A congresswoman from Florida took to the House floor this week, calling for Puerto Rican statehood.
Honoring the centennial of the Jones-Shafroth Act, which gave Puerto Ricans American citizenship, U.S. Rep. Stephanie Murphy, D-Fla., spoke on Thursday and said she backed statehood for that island commonwealth, noting that Central Florida, parts of which she represents, is home to a fast-growing Puerto Rican population.
“A century ago today, a federal law granted U.S. citizenship to individuals born in Puerto Rico,” Murphy said. “Island residents have made countless contributions to this country in times of peace and war, serving with exceptional valor in our armed forces. The bonds between Puerto Rico and Florida are unbreakable. The state is home to over one million Puerto Ricans, with most living in central Florida.
“Puerto Rico is going through difficult times, and I am determined to help the island get back on its feet,” Murphy added. “The main reason Puerto Rico is struggling is because, as a territory, it is treated unequally under federal law. I support equal treatment for Puerto Rico because I oppose second-class citizenship. Ultimately, I believe Puerto Rico should discard its territory status and become a state or a sovereign nation. The choice lies with the people of Puerto Rico. My personal hope is that they will choose statehood, so they have full voting rights and full equality. Puerto Ricans have earned the right to become first-class citizens of the nation they have served with honor.”
Puerto Rico is set to have a referendum in June over what its future status should be with the choices narrowed to statehood and independence or free association. The New Progressive Party of Puerto Rico, including Gov.
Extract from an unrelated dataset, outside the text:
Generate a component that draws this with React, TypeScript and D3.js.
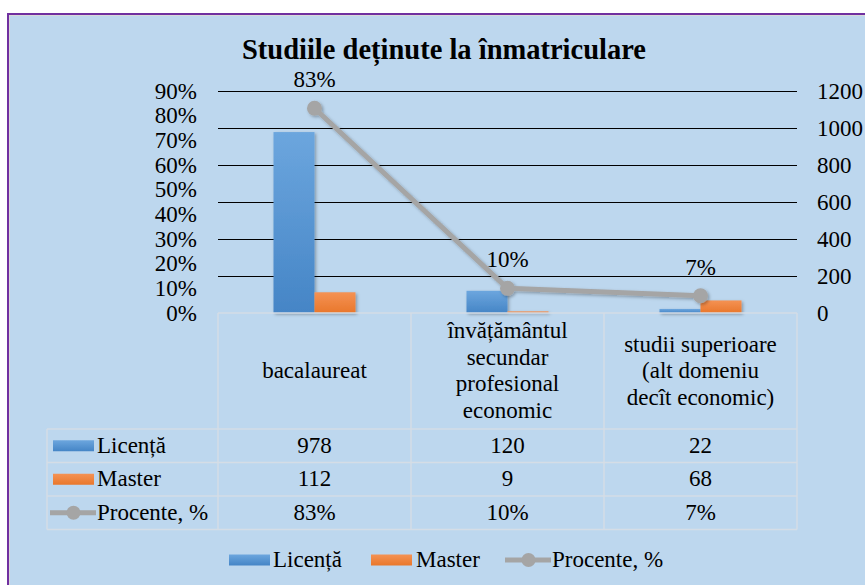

Ricardo Rosselló, PNP-PR, is pushing for statehood.
Murphy was not the only member of the Florida delegation to focus on Puerto Rican affairs this week. U.S. Sen. Marco Rubio, R-Fla., joined up with U.S. Rep. Carlos Curbelo, R-Fla., and U.S. Rep. Nydia Velázquez, D-NY, to unveil a proposal giving that island and other American territories relief from a health-care tax. The three legislators showcased the “Territory Health Insurance Tax Relief Act of 2017” on Tuesday. Under former President Barack Obama’s federal health-care law, health insurance providers were hit with annual fees, including ones in the territories where residents don’t have access to the marketplaces set up under that law.